I keep thinking back to an article I read in Vanity Fair — another cost of Brexit will be who will pick the vegetables for English country farms? Where will the labor come from? One of the major hurdles any new immigration policy in America will have to involve a look at the food industry — from farm to restaurant and grocery store. As Anthony Bourdain said: you send back Central and Latin Americans to their home countries, the entire food industry in the US would collapse.
Yes exactly Amanda, someone has to do it. The thing is we’ve been ignoring or forgot basic facts about our society and economy. Folks are still trying to come to grips with the part they play in the racism that is a basic part of our economic infrastructure; slavery and below minimum wage pay for hard labor. Under that umbrella comes the blind eye to the people who are invisible yet who provide the things that make all our lives easier, healthier, and less expensive.
This is what’s so heinous about the blind racism of Mr. Farage and Mr. Trump — their supporters and the men themselves. Their scapegoating people who have no voice, The value of their contribution is rarely discussed. And if we the benfitting consuming society do not remember them, who will?

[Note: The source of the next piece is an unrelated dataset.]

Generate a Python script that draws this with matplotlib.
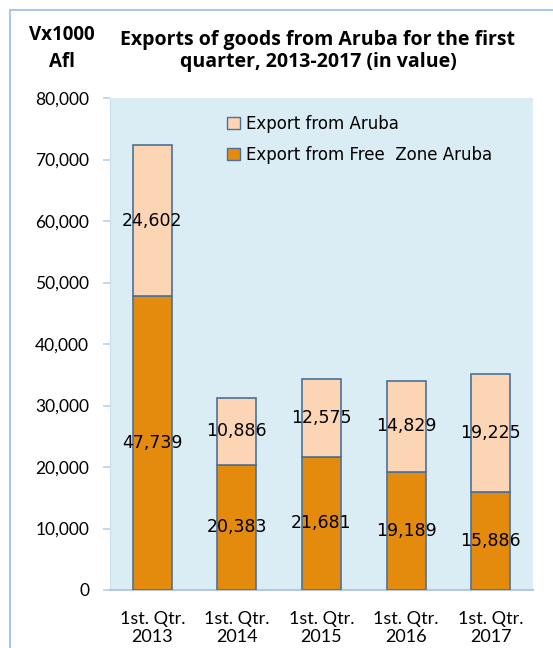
import numpy as np
import matplotlib.pyplot as plt
from matplotlib.patches import Rectangle, Patch
from matplotlib.ticker import FuncFormatter

quarters = ['1st. Qtr.\n2013', '1st. Qtr.\n2014', '1st. Qtr.\n2015', '1st. Qtr.\n2016', '1st. Qtr.\n2017']
free_zone = [47739, 20383, 21681, 19189, 15886]
aruba = [24602, 10886, 12575, 14829, 19225]

orange = '#E48A0C'
peach = '#FCD5B5'
edge = '#4A7199'

fig = plt.figure(figsize=(5.53, 6.48), dpi=100)
fig.patches.append(Rectangle((10/553, -0.1), 1.2, 1.1 - 10/648, transform=fig.transFigure,
                             fill=False, edgecolor='#A9C8E8', linewidth=1.5))

# plot area: x 110..533, y 98..590 (pixels)
ax = fig.add_axes([110/553, 58/648, 423/553, 492/648])
ax.set_facecolor('#DAEDF4')

x = np.arange(len(quarters))
w = 0.46
ax.bar(x, free_zone, w, color=orange, edgecolor=edge, linewidth=1.2, zorder=3)
ax.bar(x, aruba, w, bottom=free_zone, color=peach, edgecolor=edge, linewidth=1.2, zorder=3)

for i in range(len(x)):
    ax.text(x[i], free_zone[i] / 2, f'{free_zone[i]:,}', ha='center', va='center',
            fontsize=12.5, family='DejaVu Sans', zorder=4)
    ax.text(x[i], free_zone[i] + aruba[i] / 2, f'{aruba[i]:,}', ha='center', va='center',
            fontsize=12.5, family='DejaVu Sans', zorder=4)

ax.set_xlim(-0.5, 4.5)
ax.set_ylim(0, 80000)
ax.set_yticks(np.arange(0, 80001, 10000))
ax.yaxis.set_major_formatter(FuncFormatter(lambda v, p: f'{int(v):,}'))
ax.set_xticks(x)
ax.set_xticklabels(quarters, family='Lato', fontsize=13, linespacing=1.15)
for t in ax.get_yticklabels():
    t.set_family('Lato')
    t.set_fontsize(12.5)
ax.tick_params(axis='y', length=5, width=1.2, color='#B8D3EA', pad=10)
ax.tick_params(axis='x', length=0, pad=15)
for s in ['top', 'right']:
    ax.spines[s].set_visible(False)
ax.spines['left'].set_color('#C9DEEF')
ax.spines['bottom'].set_color('#B4C9DE')
ax.spines['bottom'].set_linewidth(1.5)

h = [Patch(facecolor=peach, edgecolor=edge), Patch(facecolor=orange, edgecolor=edge)]
ax.legend(h, ['Export from Aruba', 'Export from Free  Zone Aruba'],
          loc='upper left', bbox_to_anchor=(0.277, 0.966), frameon=False, borderpad=0,
          borderaxespad=0, prop={'family': 'DejaVu Sans', 'size': 12}, handlelength=0.75,
          handleheight=0.75, handletextpad=0.35, labelspacing=0.8)

fig.text(62/553, 1 - 35/648, 'Vx1000', ha='center', va='center', fontsize=13.5,
         fontweight='bold', family='Open Sans')
fig.text(62/553, 1 - 62/648, 'Afl', ha='center', va='center', fontsize=13.5,
         fontweight='bold', family='Open Sans')
fig.text(318/553, 1 - 40/648, 'Exports of goods from Aruba for the first',
         ha='center', va='center', fontsize=14, fontweight='bold', family='Open Sans')
fig.text(318/553, 1 - 62/648, 'quarter, 2013-2017 (in value)',
         ha='center', va='center', fontsize=14, fontweight='bold', family='Open Sans')

fig.savefig('out.png', dpi=100)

“I keep thinking back to an article I read in Vanity Fair — another cost of Brexit will be who will pick the vegetables for English country farms? ” Fe – would be great if you could post the link to this article – if you still have it?
Lizzie:
Here’s the link:
http://www.vanityfair.com/news/2016/08/the-brexit-culprits-you-never-saw-coming
Excerpt:
“the epic, self-defeating lunacy of Brexit”. Brilliant! Thanks so much for this, dear Fe! xxx
Excellent and sobering article (finally got round to reading it). Thanks again, Fe!